Scan the listing below for the word "that" and state how many lines hold it. Write nothing but the number.

Input records:
☆ ☆ ☆ ☆
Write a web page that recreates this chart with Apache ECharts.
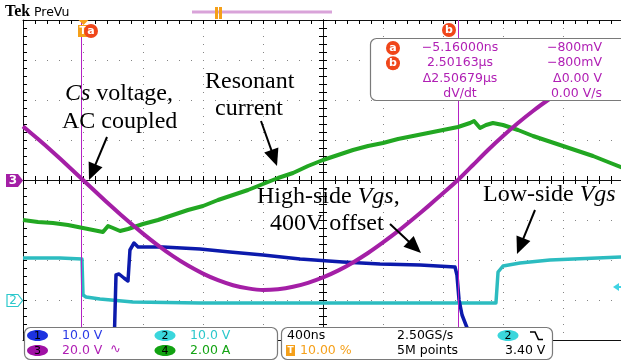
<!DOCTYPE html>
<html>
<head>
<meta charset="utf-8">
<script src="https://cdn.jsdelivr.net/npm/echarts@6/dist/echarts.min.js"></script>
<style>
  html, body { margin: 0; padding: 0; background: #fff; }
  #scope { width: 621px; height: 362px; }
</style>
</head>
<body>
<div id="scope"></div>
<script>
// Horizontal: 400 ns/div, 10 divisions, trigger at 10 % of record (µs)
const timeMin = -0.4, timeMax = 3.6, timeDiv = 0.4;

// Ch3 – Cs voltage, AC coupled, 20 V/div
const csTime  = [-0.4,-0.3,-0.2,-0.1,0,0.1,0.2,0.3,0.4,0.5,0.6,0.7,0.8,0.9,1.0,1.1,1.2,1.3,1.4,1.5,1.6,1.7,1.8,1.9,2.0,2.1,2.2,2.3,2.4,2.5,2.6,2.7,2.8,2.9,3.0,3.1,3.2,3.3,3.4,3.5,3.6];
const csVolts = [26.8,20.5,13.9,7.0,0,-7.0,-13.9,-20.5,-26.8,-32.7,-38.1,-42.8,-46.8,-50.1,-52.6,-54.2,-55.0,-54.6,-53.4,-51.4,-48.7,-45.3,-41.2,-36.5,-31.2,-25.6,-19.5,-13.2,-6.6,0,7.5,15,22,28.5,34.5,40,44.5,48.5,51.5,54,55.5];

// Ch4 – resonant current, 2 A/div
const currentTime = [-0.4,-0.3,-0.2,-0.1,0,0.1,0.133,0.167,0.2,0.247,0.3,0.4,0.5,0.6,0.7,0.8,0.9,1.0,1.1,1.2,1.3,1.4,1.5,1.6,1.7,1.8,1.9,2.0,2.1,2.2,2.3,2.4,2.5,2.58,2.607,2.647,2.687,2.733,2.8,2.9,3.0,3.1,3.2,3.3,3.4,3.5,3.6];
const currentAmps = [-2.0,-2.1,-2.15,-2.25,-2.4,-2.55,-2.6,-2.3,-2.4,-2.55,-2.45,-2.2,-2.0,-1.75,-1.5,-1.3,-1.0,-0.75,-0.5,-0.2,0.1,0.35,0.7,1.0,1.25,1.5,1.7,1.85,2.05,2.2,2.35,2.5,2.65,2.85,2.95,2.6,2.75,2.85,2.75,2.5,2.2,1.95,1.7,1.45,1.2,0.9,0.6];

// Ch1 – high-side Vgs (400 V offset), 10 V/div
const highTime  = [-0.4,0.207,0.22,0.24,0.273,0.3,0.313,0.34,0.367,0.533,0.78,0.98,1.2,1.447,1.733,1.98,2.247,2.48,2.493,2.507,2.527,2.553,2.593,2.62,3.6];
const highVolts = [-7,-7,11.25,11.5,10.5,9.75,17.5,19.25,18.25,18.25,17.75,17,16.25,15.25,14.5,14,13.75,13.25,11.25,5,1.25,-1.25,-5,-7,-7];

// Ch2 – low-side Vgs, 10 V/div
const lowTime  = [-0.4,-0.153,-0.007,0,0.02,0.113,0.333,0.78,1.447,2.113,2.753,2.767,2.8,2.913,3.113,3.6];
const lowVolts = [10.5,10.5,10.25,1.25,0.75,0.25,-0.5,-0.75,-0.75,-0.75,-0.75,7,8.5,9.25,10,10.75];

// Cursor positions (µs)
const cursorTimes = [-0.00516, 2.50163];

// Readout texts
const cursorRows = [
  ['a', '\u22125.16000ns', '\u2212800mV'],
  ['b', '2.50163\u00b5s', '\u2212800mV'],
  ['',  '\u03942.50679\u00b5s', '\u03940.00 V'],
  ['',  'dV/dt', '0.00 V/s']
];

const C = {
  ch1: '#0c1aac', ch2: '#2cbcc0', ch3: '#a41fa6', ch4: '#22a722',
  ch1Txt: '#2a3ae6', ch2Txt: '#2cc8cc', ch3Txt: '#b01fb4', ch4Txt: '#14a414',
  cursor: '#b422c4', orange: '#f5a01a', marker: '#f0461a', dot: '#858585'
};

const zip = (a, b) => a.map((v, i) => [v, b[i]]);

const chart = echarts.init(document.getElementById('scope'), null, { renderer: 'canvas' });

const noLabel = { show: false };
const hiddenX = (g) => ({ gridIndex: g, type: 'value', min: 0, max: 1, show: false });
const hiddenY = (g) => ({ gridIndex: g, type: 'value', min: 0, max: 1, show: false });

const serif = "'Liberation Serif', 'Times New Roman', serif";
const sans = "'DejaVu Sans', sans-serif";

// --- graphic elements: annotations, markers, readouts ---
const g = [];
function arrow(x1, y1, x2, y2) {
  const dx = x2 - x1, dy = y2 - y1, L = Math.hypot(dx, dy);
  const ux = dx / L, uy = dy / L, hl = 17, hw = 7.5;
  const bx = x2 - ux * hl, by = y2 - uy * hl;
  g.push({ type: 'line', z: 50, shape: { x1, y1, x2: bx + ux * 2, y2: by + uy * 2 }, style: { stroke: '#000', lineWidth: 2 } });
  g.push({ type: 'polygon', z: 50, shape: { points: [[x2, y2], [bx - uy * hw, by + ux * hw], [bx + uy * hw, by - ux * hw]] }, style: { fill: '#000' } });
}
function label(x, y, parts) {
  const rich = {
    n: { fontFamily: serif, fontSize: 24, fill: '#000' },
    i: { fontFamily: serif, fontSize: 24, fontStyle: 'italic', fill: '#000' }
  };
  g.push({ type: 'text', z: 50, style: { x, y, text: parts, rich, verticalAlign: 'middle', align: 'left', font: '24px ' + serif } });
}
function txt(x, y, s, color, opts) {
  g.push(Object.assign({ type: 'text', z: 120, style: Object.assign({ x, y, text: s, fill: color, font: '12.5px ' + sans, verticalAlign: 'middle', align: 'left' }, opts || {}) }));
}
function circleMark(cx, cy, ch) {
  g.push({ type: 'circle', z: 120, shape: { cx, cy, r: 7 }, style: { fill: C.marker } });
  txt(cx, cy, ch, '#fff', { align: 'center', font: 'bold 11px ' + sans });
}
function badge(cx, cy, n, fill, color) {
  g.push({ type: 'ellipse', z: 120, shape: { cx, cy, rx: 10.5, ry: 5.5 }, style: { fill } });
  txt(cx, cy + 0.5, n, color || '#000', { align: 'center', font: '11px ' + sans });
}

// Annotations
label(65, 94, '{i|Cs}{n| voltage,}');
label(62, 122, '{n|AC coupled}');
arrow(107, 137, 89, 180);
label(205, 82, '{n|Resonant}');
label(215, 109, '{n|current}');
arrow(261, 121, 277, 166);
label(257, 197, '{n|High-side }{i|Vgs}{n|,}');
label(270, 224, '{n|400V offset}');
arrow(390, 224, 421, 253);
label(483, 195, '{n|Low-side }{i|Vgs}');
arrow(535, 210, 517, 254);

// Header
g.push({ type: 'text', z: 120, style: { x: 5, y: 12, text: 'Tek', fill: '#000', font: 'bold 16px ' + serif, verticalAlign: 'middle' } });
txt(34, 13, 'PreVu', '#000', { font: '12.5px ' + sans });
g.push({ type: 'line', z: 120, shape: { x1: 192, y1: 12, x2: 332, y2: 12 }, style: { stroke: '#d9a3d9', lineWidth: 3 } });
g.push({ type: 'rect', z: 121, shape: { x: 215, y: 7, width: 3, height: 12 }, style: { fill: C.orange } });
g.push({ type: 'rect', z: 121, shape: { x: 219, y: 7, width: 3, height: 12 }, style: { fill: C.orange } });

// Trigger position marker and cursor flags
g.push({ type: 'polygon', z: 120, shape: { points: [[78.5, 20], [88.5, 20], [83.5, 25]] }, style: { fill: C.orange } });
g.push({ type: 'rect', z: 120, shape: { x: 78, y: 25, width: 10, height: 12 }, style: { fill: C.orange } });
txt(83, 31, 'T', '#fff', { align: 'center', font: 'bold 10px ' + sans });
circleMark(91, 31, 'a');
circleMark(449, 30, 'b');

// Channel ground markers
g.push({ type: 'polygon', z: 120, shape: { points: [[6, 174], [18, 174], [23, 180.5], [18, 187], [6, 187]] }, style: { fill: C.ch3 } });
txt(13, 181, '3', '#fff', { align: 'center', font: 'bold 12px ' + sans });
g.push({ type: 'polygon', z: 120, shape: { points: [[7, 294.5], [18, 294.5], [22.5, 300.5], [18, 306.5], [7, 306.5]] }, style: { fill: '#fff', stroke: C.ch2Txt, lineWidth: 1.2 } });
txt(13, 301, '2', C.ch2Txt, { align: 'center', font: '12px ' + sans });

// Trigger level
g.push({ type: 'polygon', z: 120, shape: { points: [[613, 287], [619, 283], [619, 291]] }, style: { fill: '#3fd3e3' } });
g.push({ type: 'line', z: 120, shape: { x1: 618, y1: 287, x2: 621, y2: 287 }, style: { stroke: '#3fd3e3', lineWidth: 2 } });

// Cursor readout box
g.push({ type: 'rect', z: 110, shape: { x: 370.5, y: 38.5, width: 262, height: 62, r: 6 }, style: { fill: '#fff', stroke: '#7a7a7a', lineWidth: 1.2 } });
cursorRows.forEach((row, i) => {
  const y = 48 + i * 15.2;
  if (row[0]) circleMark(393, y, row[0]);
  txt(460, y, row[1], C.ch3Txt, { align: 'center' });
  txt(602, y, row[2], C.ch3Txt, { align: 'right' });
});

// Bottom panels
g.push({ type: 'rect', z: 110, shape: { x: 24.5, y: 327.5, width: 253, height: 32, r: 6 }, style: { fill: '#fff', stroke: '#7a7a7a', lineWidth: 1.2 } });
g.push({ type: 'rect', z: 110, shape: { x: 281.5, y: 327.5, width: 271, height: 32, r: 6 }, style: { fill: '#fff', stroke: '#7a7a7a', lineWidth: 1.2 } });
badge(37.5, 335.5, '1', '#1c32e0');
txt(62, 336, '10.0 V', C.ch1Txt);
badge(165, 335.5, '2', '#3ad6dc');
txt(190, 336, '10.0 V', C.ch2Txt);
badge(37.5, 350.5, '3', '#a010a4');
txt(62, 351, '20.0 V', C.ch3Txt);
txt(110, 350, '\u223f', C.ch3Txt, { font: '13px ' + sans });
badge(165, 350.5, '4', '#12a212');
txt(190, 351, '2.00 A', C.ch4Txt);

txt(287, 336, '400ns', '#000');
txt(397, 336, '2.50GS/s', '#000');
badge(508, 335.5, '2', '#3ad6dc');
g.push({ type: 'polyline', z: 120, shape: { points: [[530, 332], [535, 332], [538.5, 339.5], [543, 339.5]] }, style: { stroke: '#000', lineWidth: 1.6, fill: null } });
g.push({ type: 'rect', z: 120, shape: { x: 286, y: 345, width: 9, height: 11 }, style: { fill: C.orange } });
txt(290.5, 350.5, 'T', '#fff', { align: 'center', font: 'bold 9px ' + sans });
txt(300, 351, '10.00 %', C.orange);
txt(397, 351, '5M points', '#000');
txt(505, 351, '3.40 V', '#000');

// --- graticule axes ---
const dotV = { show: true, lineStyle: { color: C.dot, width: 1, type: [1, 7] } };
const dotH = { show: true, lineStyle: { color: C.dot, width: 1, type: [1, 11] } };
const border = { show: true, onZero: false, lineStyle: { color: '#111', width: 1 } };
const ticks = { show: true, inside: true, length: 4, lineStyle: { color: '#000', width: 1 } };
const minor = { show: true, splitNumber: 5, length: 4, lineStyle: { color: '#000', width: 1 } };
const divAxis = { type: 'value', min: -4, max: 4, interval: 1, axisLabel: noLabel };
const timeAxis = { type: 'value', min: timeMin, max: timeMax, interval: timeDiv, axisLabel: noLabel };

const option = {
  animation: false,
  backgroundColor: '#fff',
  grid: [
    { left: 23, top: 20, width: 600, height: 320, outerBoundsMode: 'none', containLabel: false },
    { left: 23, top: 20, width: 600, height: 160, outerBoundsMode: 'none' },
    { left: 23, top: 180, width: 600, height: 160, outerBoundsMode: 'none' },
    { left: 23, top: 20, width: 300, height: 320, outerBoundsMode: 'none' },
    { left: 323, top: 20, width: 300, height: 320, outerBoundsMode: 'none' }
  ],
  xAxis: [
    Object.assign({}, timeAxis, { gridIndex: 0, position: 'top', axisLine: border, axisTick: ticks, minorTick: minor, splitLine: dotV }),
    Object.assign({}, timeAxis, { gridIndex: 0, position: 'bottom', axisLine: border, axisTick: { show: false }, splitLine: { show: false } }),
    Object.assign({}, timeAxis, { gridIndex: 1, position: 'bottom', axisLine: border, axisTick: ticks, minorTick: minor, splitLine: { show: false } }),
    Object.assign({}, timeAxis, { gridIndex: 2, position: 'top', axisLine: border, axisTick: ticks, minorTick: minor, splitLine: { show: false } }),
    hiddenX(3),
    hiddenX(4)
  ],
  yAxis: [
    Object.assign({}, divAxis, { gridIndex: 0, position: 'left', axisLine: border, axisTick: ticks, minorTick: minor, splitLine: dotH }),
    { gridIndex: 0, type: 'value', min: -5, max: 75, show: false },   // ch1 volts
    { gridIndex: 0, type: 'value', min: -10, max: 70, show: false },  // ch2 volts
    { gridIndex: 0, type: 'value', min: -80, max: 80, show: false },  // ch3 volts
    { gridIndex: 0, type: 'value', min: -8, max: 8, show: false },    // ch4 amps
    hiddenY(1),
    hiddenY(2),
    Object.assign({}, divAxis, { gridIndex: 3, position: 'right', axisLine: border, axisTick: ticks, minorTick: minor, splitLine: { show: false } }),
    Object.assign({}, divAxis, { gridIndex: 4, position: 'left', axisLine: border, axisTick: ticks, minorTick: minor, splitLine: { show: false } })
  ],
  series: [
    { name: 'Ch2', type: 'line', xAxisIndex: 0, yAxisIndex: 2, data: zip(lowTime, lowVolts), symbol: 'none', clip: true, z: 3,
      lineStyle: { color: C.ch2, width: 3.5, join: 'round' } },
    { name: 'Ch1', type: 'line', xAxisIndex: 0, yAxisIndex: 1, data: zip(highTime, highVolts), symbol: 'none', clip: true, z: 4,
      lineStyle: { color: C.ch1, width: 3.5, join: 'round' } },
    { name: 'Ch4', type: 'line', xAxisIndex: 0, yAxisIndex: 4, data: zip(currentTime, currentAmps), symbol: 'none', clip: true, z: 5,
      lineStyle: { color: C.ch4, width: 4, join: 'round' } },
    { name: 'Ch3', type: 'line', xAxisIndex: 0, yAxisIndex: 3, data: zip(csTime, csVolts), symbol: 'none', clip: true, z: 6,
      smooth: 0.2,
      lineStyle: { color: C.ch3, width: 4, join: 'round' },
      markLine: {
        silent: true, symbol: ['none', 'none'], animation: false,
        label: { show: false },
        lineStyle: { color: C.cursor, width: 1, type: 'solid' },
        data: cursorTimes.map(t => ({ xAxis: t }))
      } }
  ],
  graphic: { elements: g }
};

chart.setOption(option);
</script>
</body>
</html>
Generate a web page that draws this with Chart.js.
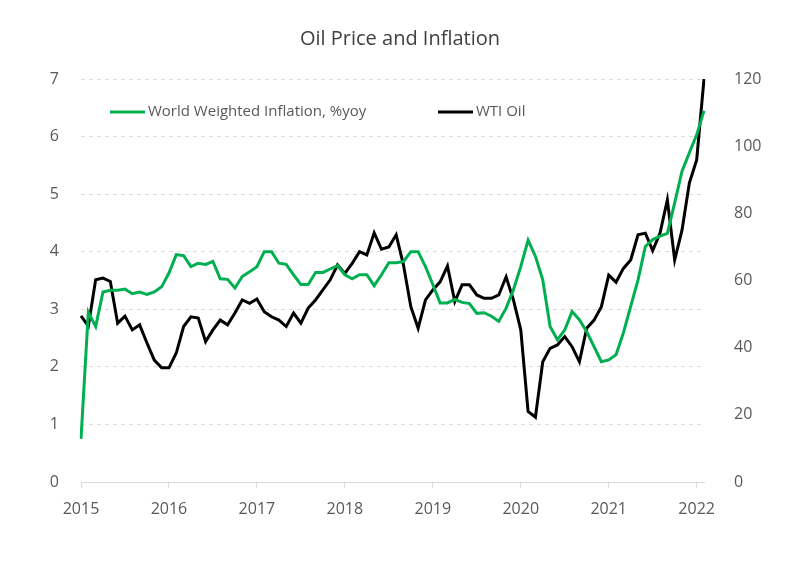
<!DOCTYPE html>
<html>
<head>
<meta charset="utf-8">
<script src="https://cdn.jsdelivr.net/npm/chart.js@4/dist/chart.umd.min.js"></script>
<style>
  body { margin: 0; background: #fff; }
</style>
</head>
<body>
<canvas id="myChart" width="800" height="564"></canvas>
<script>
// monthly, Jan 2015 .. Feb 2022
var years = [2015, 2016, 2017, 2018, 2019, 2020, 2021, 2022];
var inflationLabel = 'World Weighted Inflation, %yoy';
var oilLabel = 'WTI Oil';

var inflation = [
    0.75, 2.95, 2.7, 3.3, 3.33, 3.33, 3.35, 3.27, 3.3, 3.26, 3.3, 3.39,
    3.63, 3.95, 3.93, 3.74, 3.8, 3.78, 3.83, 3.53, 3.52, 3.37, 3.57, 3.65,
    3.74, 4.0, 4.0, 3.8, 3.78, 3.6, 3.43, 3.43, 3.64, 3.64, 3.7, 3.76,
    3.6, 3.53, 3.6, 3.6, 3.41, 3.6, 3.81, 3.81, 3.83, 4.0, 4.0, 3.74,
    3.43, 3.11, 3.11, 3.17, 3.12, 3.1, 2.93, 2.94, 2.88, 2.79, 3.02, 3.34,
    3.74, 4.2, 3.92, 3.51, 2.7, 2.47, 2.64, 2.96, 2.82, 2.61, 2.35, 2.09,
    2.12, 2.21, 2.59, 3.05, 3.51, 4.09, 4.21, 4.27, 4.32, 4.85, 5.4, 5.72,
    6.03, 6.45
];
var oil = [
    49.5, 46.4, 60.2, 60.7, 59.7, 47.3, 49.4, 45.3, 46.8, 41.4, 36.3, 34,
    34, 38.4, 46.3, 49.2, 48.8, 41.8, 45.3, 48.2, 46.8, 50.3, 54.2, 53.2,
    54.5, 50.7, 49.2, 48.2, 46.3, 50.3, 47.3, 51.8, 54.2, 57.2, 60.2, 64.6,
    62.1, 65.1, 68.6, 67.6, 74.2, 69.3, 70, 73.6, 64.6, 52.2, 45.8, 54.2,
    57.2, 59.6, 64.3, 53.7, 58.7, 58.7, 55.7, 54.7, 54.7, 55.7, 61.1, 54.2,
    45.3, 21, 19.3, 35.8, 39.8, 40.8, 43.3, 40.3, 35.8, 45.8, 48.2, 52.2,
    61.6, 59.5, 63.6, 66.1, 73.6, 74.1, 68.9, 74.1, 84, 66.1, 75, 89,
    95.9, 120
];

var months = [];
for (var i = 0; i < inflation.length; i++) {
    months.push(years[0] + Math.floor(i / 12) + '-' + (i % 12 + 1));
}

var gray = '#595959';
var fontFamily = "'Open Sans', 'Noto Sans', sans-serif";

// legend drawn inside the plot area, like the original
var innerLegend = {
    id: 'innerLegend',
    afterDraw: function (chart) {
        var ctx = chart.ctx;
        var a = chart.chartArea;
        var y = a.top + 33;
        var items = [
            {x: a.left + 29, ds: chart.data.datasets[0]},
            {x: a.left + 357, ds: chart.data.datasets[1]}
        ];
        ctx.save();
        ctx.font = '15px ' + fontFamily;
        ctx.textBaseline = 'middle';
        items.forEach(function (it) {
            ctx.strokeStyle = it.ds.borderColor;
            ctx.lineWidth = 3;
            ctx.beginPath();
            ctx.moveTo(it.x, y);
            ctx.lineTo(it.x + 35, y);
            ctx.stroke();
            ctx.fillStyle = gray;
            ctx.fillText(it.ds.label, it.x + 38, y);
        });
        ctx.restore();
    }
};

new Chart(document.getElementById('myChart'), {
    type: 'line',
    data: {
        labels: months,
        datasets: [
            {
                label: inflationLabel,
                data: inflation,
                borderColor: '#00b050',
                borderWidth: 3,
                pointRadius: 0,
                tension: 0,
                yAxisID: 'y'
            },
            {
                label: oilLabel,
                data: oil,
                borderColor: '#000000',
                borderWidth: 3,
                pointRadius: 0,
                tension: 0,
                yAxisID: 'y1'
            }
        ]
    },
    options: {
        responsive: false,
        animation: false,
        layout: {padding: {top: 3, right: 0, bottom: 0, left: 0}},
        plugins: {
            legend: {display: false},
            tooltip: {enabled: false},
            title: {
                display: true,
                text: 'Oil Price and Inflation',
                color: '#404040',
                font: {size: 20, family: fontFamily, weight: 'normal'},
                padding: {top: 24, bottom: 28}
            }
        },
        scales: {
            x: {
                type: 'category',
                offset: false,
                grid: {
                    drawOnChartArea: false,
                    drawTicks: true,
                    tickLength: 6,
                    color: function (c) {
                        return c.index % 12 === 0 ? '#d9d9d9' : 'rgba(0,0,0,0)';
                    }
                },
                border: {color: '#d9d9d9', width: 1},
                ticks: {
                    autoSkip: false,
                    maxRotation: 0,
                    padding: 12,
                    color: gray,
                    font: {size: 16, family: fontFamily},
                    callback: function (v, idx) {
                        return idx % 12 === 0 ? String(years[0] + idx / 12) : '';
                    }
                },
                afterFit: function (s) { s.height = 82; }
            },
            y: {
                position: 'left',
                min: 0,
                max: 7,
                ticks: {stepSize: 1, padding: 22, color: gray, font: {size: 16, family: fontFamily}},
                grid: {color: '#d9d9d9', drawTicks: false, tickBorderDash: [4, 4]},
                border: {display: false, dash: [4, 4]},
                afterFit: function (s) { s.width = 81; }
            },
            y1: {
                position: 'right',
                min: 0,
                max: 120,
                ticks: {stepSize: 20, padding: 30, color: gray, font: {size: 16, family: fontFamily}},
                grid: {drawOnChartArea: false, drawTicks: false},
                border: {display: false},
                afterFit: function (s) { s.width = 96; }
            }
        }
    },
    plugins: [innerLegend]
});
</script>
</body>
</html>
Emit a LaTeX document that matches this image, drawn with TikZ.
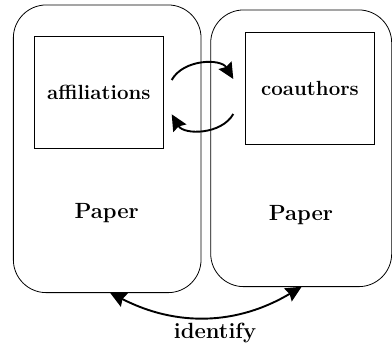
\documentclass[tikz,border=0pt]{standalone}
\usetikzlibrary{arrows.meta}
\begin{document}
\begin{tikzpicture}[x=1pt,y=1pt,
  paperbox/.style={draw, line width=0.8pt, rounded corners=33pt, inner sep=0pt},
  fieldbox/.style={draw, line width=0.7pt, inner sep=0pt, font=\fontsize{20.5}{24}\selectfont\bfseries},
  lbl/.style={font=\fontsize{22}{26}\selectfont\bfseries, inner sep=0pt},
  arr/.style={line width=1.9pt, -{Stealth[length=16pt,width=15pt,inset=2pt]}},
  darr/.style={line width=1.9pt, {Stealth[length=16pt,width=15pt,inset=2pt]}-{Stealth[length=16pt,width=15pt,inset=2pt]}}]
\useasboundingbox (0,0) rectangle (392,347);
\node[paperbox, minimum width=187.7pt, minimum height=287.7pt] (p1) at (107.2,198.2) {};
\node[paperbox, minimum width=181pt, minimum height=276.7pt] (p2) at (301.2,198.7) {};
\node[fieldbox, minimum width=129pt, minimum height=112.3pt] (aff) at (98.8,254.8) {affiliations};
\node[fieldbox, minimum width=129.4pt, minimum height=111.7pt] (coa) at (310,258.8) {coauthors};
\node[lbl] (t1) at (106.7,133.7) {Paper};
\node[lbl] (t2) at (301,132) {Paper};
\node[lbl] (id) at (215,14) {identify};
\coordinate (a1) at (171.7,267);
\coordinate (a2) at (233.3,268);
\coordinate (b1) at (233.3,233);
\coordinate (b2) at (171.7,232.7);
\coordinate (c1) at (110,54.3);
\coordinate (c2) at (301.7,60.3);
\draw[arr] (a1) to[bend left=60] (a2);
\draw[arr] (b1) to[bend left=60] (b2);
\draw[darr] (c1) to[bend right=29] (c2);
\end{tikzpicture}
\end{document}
☆ ☆ ☆ ☆
Solved exercise: 3